* [Aim of the task] Transcribe all the entries word for word, omitting any pictures they contain.
»»
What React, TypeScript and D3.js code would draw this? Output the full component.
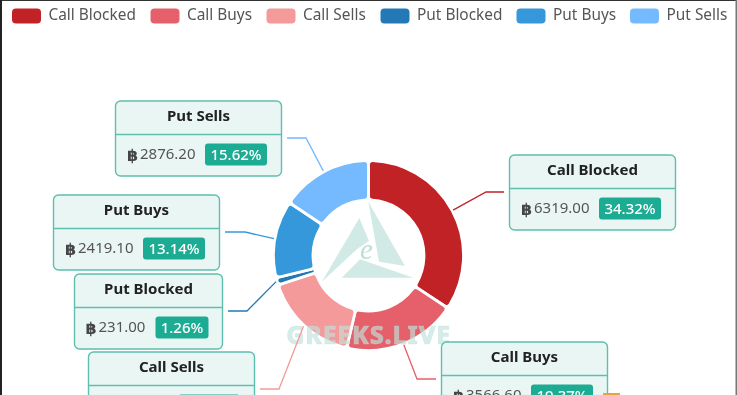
import React from "react";
import * as d3 from "d3";

const categories = ["Call Blocked", "Call Buys", "Call Sells", "Put Blocked", "Put Buys", "Put Sells"];
const amounts = [6319.0, 3566.6, 3000.0, 231.0, 2419.1, 2876.2];
const amountLabels = ["6319.00", "3566.60", "3000.00", "231.00", "2419.10", "2876.20"];
const percents = ["34.32%", "19.37%", "16.29%", "1.26%", "13.14%", "15.62%"];
const colors = ["#c12226", "#e5616a", "#f49a9a", "#2479b5", "#3498db", "#74b9ff"];

// label-box layout (left, top, width) and connector elbow, per category
const boxX = [509.5, 441.5, 88.5, 74.5, 53.5, 115.5];
const boxY = [155, 342, 352, 274, 195, 101];
const boxW = [166, 166, 166, 148, 166, 166];
const lineEndX = [504, 436, 260, 228, 225, 287];
const elbowX = [486, 417, 279, 247, 245, 306];
const legendX = [12, 150.5, 266.5, 380.5, 516.5, 630];

const W = 737, H = 395, cx = 368.5, cy = 255.5, rOuter = 95, rInner = 55.5;
const TEAL = "#5fbfae", FILL = "#eaf6f4", BADGE = "#1fab93";
const FONT = "'Noto Sans', 'Open Sans', sans-serif";

export default function App() {
  const pie = d3.pie<number>().sort(null).value((d) => d);
  const arcs = pie(amounts);
  const arc = d3.arc<d3.PieArcDatum<number>>().innerRadius(rInner).outerRadius(rOuter).cornerRadius(4);
  return (
    <svg width={W} height={H} viewBox={`0 0 ${W} ${H}`}
      style={{ position: "absolute", left: 0, top: 0, background: "#fff", fontFamily: FONT }}>
      <defs>
        <filter id="soft" x="-5%" y="-5%" width="110%" height="110%"><feGaussianBlur stdDeviation="0.4" /></filter>
      </defs>
      <g filter="url(#soft)">
        <rect x={-2} y={-2} width={W + 4} height={3} fill="#333" />
        <rect x={-2} y={-2} width={4} height={H + 4} fill="#222" />
        <rect x={735.5} y={-2} width={4} height={H + 4} fill="#777" />
        {categories.map((c, i) => (
          <g key={c}>
            <rect x={legendX[i]} y={8.5} width={29} height={15} rx={4} fill={colors[i]} />
            <text x={legendX[i] + 36.5} y={19.5} fontSize={15.4} fill="#555">{c}</text>
          </g>
        ))}
        {arcs.map((a, i) => (
          <path key={i} transform={`translate(${cx},${cy})`} d={arc(a) ?? ""} fill={colors[i]} stroke="#fff" strokeWidth={2.8} />
        ))}
        {/* watermark */}
        <g fill="#d2eae6">
          <polygon points="359.3,218 369,241 357.7,248.5 321.7,282" />
          <polygon points="368.3,201.7 405,266 379,261.7" />
          <polygon points="341.7,277.7 360,259.3 413.3,277.7" />
          <text x={366.5} y={259} fontSize={29} fontStyle="italic" fontFamily="'Liberation Serif', serif" textAnchor="middle" fill="#bcdfd8">e</text>
        </g>
        <text x={368.5} y={344} fontSize={25} fontWeight={800} textAnchor="middle" letterSpacing={0.8}
          fill="#c0e2dc" fillOpacity={0.65} stroke="#c0e2dc" strokeOpacity={0.5} strokeWidth={0.6}>GREEKS.LIVE</text>
        {arcs.map((a, i) => {
          const mid = (a.startAngle + a.endAngle) / 2;
          const px = cx + Math.sin(mid) * (rOuter + 1);
          const py = cy - Math.cos(mid) * (rOuter + 1);
          const ly = boxY[i] + 37;
          return (
            <polyline key={i} points={`${px},${py} ${elbowX[i]},${ly} ${lineEndX[i]},${ly}`}
              fill="none" stroke={colors[i]} strokeWidth={1.3} />
          );
        })}
        {categories.map((c, i) => {
          const x = boxX[i], y = boxY[i], w = boxW[i], mid = x + w / 2;
          const badgeW = percents[i].length > 5 ? 62 : 53;
          const numW = amountLabels[i].length * 8;
          const total = 13 + numW + 9 + badgeW;
          const startX = mid - total / 2 - 0.5;
          return (
            <g key={c}>
              <rect x={x} y={y} width={w} height={75} rx={5} fill={FILL} stroke={TEAL} strokeWidth={1.4} />
              <line x1={x} x2={x + w} y1={y + 33.5} y2={y + 33.5} stroke={TEAL} strokeWidth={1.4} />
              <text x={mid} y={y + 20} fontSize={15} fontWeight={700} fill="#222" textAnchor="middle">{c}</text>
              <text x={startX - 1} y={y + 60} fontSize={16} fontWeight={700} fontFamily="'DejaVu Sans', sans-serif" fill="#444">฿</text>
              <text x={startX + 12} y={y + 58} fontSize={15} fill="#555">{amountLabels[i]}</text>
              <rect x={startX + total - badgeW - 1} y={y + 42.5} width={badgeW} height={22} rx={3} fill={BADGE} />
              <text x={startX + total - badgeW / 2 - 1} y={y + 58.5} fontSize={15} fontWeight={500} fill="#fff" textAnchor="middle">{percents[i]}</text>
            </g>
          );
        })}
        <rect x={603} y={393} width={17} height={3} fill="#e8a33a" />
      </g>
    </svg>
  );
}
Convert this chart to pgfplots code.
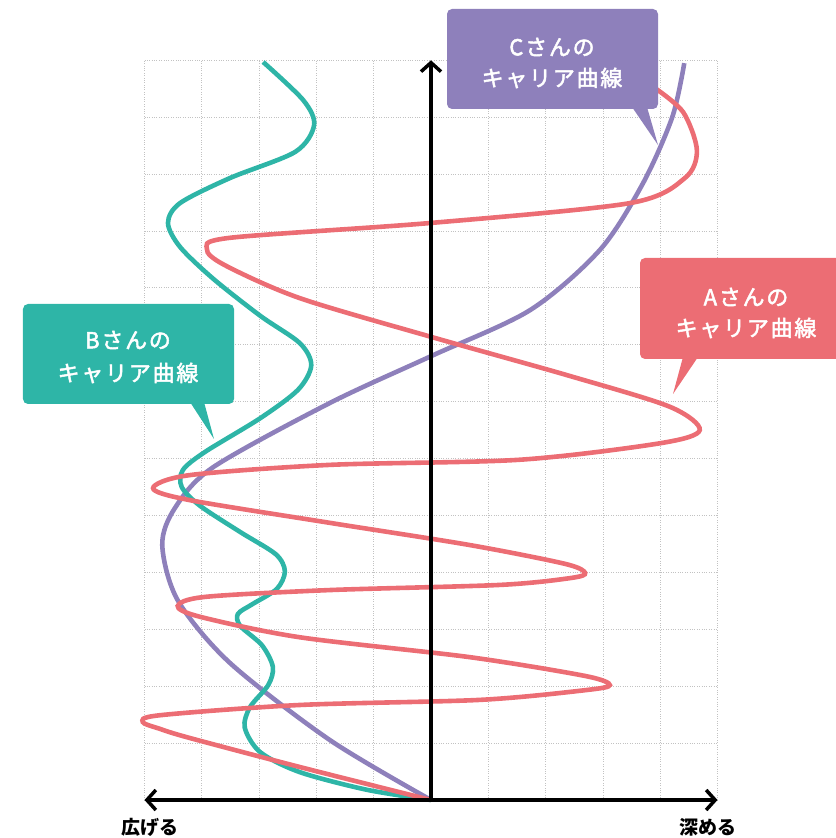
««
* [Task response]
What React, TypeScript and D3.js code would draw this? Output the full component.
import React from "react";
import * as d3 from "d3";

const categories = ["Call Blocked", "Call Buys", "Call Sells", "Put Blocked", "Put Buys", "Put Sells"];
const amounts = [6319.0, 3566.6, 3000.0, 231.0, 2419.1, 2876.2];
const amountLabels = ["6319.00", "3566.60", "3000.00", "231.00", "2419.10", "2876.20"];
const percents = ["34.32%", "19.37%", "16.29%", "1.26%", "13.14%", "15.62%"];
const colors = ["#c12226", "#e5616a", "#f49a9a", "#2479b5", "#3498db", "#74b9ff"];

// label-box layout (left, top, width) and connector elbow, per category
const boxX = [509.5, 441.5, 88.5, 74.5, 53.5, 115.5];
const boxY = [155, 342, 352, 274, 195, 101];
const boxW = [166, 166, 166, 148, 166, 166];
const lineEndX = [504, 436, 260, 228, 225, 287];
const elbowX = [486, 417, 279, 247, 245, 306];
const legendX = [12, 150.5, 266.5, 380.5, 516.5, 630];

const W = 737, H = 395, cx = 368.5, cy = 255.5, rOuter = 95, rInner = 55.5;
const TEAL = "#5fbfae", FILL = "#eaf6f4", BADGE = "#1fab93";
const FONT = "'Noto Sans', 'Open Sans', sans-serif";

export default function App() {
  const pie = d3.pie<number>().sort(null).value((d) => d);
  const arcs = pie(amounts);
  const arc = d3.arc<d3.PieArcDatum<number>>().innerRadius(rInner).outerRadius(rOuter).cornerRadius(4);
  return (
    <svg width={W} height={H} viewBox={`0 0 ${W} ${H}`}
      style={{ position: "absolute", left: 0, top: 0, background: "#fff", fontFamily: FONT }}>
      <defs>
        <filter id="soft" x="-5%" y="-5%" width="110%" height="110%"><feGaussianBlur stdDeviation="0.4" /></filter>
      </defs>
      <g filter="url(#soft)">
        <rect x={-2} y={-2} width={W + 4} height={3} fill="#333" />
        <rect x={-2} y={-2} width={4} height={H + 4} fill="#222" />
        <rect x={735.5} y={-2} width={4} height={H + 4} fill="#777" />
        {categories.map((c, i) => (
          <g key={c}>
            <rect x={legendX[i]} y={8.5} width={29} height={15} rx={4} fill={colors[i]} />
            <text x={legendX[i] + 36.5} y={19.5} fontSize={15.4} fill="#555">{c}</text>
          </g>
        ))}
        {arcs.map((a, i) => (
          <path key={i} transform={`translate(${cx},${cy})`} d={arc(a) ?? ""} fill={colors[i]} stroke="#fff" strokeWidth={2.8} />
        ))}
        {/* watermark */}
        <g fill="#d2eae6">
          <polygon points="359.3,218 369,241 357.7,248.5 321.7,282" />
          <polygon points="368.3,201.7 405,266 379,261.7" />
          <polygon points="341.7,277.7 360,259.3 413.3,277.7" />
          <text x={366.5} y={259} fontSize={29} fontStyle="italic" fontFamily="'Liberation Serif', serif" textAnchor="middle" fill="#bcdfd8">e</text>
        </g>
        <text x={368.5} y={344} fontSize={25} fontWeight={800} textAnchor="middle" letterSpacing={0.8}
          fill="#c0e2dc" fillOpacity={0.65} stroke="#c0e2dc" strokeOpacity={0.5} strokeWidth={0.6}>GREEKS.LIVE</text>
        {arcs.map((a, i) => {
          const mid = (a.startAngle + a.endAngle) / 2;
          const px = cx + Math.sin(mid) * (rOuter + 1);
          const py = cy - Math.cos(mid) * (rOuter + 1);
          const ly = boxY[i] + 37;
          return (
            <polyline key={i} points={`${px},${py} ${elbowX[i]},${ly} ${lineEndX[i]},${ly}`}
              fill="none" stroke={colors[i]} strokeWidth={1.3} />
          );
        })}
        {categories.map((c, i) => {
          const x = boxX[i], y = boxY[i], w = boxW[i], mid = x + w / 2;
          const badgeW = percents[i].length > 5 ? 62 : 53;
          const numW = amountLabels[i].length * 8;
          const total = 13 + numW + 9 + badgeW;
          const startX = mid - total / 2 - 0.5;
          return (
            <g key={c}>
              <rect x={x} y={y} width={w} height={75} rx={5} fill={FILL} stroke={TEAL} strokeWidth={1.4} />
              <line x1={x} x2={x + w} y1={y + 33.5} y2={y + 33.5} stroke={TEAL} strokeWidth={1.4} />
              <text x={mid} y={y + 20} fontSize={15} fontWeight={700} fill="#222" textAnchor="middle">{c}</text>
              <text x={startX - 1} y={y + 60} fontSize={16} fontWeight={700} fontFamily="'DejaVu Sans', sans-serif" fill="#444">฿</text>
              <text x={startX + 12} y={y + 58} fontSize={15} fill="#555">{amountLabels[i]}</text>
              <rect x={startX + total - badgeW - 1} y={y + 42.5} width={badgeW} height={22} rx={3} fill={BADGE} />
              <text x={startX + total - badgeW / 2 - 1} y={y + 58.5} fontSize={15} fontWeight={500} fill="#fff" textAnchor="middle">{percents[i]}</text>
            </g>
          );
        })}
        <rect x={603} y={393} width={17} height={3} fill="#e8a33a" />
      </g>
    </svg>
  );
}
Convert this chart to pgfplots code.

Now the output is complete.